• **Data in this exercise**

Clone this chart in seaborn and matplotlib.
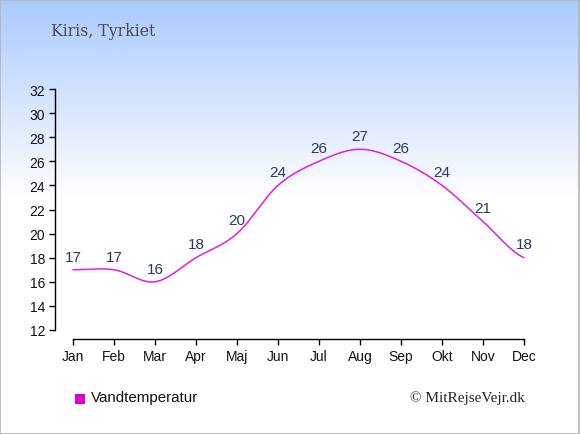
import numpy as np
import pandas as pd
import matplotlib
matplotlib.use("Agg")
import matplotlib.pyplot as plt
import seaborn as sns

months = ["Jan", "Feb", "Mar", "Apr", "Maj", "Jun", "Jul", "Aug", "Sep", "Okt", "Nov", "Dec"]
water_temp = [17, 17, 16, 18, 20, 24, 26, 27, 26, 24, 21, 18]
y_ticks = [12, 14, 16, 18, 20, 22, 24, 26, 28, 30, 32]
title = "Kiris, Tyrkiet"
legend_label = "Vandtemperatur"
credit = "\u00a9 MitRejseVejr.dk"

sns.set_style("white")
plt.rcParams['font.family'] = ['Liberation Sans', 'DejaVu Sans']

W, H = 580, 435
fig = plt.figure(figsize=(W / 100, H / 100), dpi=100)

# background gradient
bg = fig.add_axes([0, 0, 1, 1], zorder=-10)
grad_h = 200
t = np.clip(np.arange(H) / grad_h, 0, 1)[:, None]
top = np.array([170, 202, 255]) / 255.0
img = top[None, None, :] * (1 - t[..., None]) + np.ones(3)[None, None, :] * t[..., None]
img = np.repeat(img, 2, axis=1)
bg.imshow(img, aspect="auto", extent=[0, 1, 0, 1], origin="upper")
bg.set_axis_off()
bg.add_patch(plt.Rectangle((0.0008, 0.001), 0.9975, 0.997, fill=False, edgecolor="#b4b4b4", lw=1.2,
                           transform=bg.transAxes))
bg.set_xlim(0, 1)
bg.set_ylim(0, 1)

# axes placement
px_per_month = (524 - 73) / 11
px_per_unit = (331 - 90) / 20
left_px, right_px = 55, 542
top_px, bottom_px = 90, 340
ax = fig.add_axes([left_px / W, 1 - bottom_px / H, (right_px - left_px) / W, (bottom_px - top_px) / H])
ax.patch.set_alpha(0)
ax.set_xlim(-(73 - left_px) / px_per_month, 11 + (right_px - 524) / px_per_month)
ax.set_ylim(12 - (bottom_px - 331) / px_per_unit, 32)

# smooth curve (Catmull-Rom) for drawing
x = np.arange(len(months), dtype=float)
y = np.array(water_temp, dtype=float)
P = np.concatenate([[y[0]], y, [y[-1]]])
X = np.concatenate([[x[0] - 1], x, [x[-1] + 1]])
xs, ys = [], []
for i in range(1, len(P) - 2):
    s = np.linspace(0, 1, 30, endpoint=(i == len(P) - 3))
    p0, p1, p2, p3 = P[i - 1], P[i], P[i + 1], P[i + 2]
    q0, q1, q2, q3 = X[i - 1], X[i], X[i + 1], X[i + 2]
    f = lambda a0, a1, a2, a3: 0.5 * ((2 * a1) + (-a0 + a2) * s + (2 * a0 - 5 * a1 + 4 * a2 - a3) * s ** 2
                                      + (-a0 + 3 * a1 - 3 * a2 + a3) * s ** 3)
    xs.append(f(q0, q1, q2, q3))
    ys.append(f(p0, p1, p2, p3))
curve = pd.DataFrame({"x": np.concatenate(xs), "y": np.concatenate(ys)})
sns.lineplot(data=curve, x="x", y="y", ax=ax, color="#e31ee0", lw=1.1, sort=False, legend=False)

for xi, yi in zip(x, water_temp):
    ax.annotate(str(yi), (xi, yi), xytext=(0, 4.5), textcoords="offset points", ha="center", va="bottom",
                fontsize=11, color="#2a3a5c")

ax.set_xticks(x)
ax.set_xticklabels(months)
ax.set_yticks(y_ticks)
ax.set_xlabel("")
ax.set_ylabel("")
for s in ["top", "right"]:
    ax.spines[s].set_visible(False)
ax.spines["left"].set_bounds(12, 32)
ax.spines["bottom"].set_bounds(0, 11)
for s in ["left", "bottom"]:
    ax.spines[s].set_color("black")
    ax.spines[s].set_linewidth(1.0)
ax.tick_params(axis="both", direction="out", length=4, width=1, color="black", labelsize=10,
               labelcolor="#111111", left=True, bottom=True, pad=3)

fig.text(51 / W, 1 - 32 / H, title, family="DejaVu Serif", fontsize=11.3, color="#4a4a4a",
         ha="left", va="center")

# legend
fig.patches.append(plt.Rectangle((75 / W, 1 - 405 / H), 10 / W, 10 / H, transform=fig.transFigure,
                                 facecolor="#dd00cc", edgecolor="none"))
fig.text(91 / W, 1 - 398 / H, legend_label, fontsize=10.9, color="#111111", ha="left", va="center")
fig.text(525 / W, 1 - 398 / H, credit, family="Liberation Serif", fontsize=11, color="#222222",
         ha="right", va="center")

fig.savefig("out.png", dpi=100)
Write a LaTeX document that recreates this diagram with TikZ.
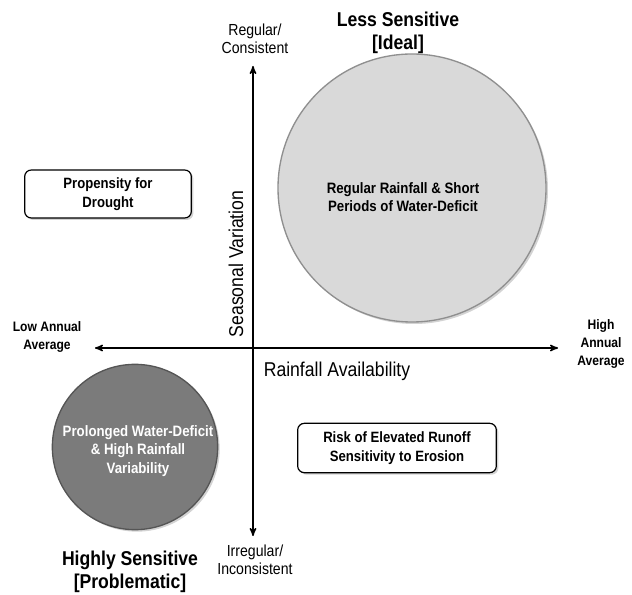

• **Problem requirements**
None of the pictures should appear; repeat the records exactly otherwise.

• **Output of the task**
Clone this chart in seaborn and matplotlib.
import numpy as np
import pandas as pd
import matplotlib
matplotlib.use("Agg")
import matplotlib.pyplot as plt
import seaborn as sns

months = ["Jan", "Feb", "Mar", "Apr", "Maj", "Jun", "Jul", "Aug", "Sep", "Okt", "Nov", "Dec"]
water_temp = [17, 17, 16, 18, 20, 24, 26, 27, 26, 24, 21, 18]
y_ticks = [12, 14, 16, 18, 20, 22, 24, 26, 28, 30, 32]
title = "Kiris, Tyrkiet"
legend_label = "Vandtemperatur"
credit = "\u00a9 MitRejseVejr.dk"

sns.set_style("white")
plt.rcParams['font.family'] = ['Liberation Sans', 'DejaVu Sans']

W, H = 580, 435
fig = plt.figure(figsize=(W / 100, H / 100), dpi=100)

# background gradient
bg = fig.add_axes([0, 0, 1, 1], zorder=-10)
grad_h = 200
t = np.clip(np.arange(H) / grad_h, 0, 1)[:, None]
top = np.array([170, 202, 255]) / 255.0
img = top[None, None, :] * (1 - t[..., None]) + np.ones(3)[None, None, :] * t[..., None]
img = np.repeat(img, 2, axis=1)
bg.imshow(img, aspect="auto", extent=[0, 1, 0, 1], origin="upper")
bg.set_axis_off()
bg.add_patch(plt.Rectangle((0.0008, 0.001), 0.9975, 0.997, fill=False, edgecolor="#b4b4b4", lw=1.2,
                           transform=bg.transAxes))
bg.set_xlim(0, 1)
bg.set_ylim(0, 1)

# axes placement
px_per_month = (524 - 73) / 11
px_per_unit = (331 - 90) / 20
left_px, right_px = 55, 542
top_px, bottom_px = 90, 340
ax = fig.add_axes([left_px / W, 1 - bottom_px / H, (right_px - left_px) / W, (bottom_px - top_px) / H])
ax.patch.set_alpha(0)
ax.set_xlim(-(73 - left_px) / px_per_month, 11 + (right_px - 524) / px_per_month)
ax.set_ylim(12 - (bottom_px - 331) / px_per_unit, 32)

# smooth curve (Catmull-Rom) for drawing
x = np.arange(len(months), dtype=float)
y = np.array(water_temp, dtype=float)
P = np.concatenate([[y[0]], y, [y[-1]]])
X = np.concatenate([[x[0] - 1], x, [x[-1] + 1]])
xs, ys = [], []
for i in range(1, len(P) - 2):
    s = np.linspace(0, 1, 30, endpoint=(i == len(P) - 3))
    p0, p1, p2, p3 = P[i - 1], P[i], P[i + 1], P[i + 2]
    q0, q1, q2, q3 = X[i - 1], X[i], X[i + 1], X[i + 2]
    f = lambda a0, a1, a2, a3: 0.5 * ((2 * a1) + (-a0 + a2) * s + (2 * a0 - 5 * a1 + 4 * a2 - a3) * s ** 2
                                      + (-a0 + 3 * a1 - 3 * a2 + a3) * s ** 3)
    xs.append(f(q0, q1, q2, q3))
    ys.append(f(p0, p1, p2, p3))
curve = pd.DataFrame({"x": np.concatenate(xs), "y": np.concatenate(ys)})
sns.lineplot(data=curve, x="x", y="y", ax=ax, color="#e31ee0", lw=1.1, sort=False, legend=False)

for xi, yi in zip(x, water_temp):
    ax.annotate(str(yi), (xi, yi), xytext=(0, 4.5), textcoords="offset points", ha="center", va="bottom",
                fontsize=11, color="#2a3a5c")

ax.set_xticks(x)
ax.set_xticklabels(months)
ax.set_yticks(y_ticks)
ax.set_xlabel("")
ax.set_ylabel("")
for s in ["top", "right"]:
    ax.spines[s].set_visible(False)
ax.spines["left"].set_bounds(12, 32)
ax.spines["bottom"].set_bounds(0, 11)
for s in ["left", "bottom"]:
    ax.spines[s].set_color("black")
    ax.spines[s].set_linewidth(1.0)
ax.tick_params(axis="both", direction="out", length=4, width=1, color="black", labelsize=10,
               labelcolor="#111111", left=True, bottom=True, pad=3)

fig.text(51 / W, 1 - 32 / H, title, family="DejaVu Serif", fontsize=11.3, color="#4a4a4a",
         ha="left", va="center")

# legend
fig.patches.append(plt.Rectangle((75 / W, 1 - 405 / H), 10 / W, 10 / H, transform=fig.transFigure,
                                 facecolor="#dd00cc", edgecolor="none"))
fig.text(91 / W, 1 - 398 / H, legend_label, fontsize=10.9, color="#111111", ha="left", va="center")
fig.text(525 / W, 1 - 398 / H, credit, family="Liberation Serif", fontsize=11, color="#222222",
         ha="right", va="center")

fig.savefig("out.png", dpi=100)
Write a LaTeX document that recreates this diagram with TikZ.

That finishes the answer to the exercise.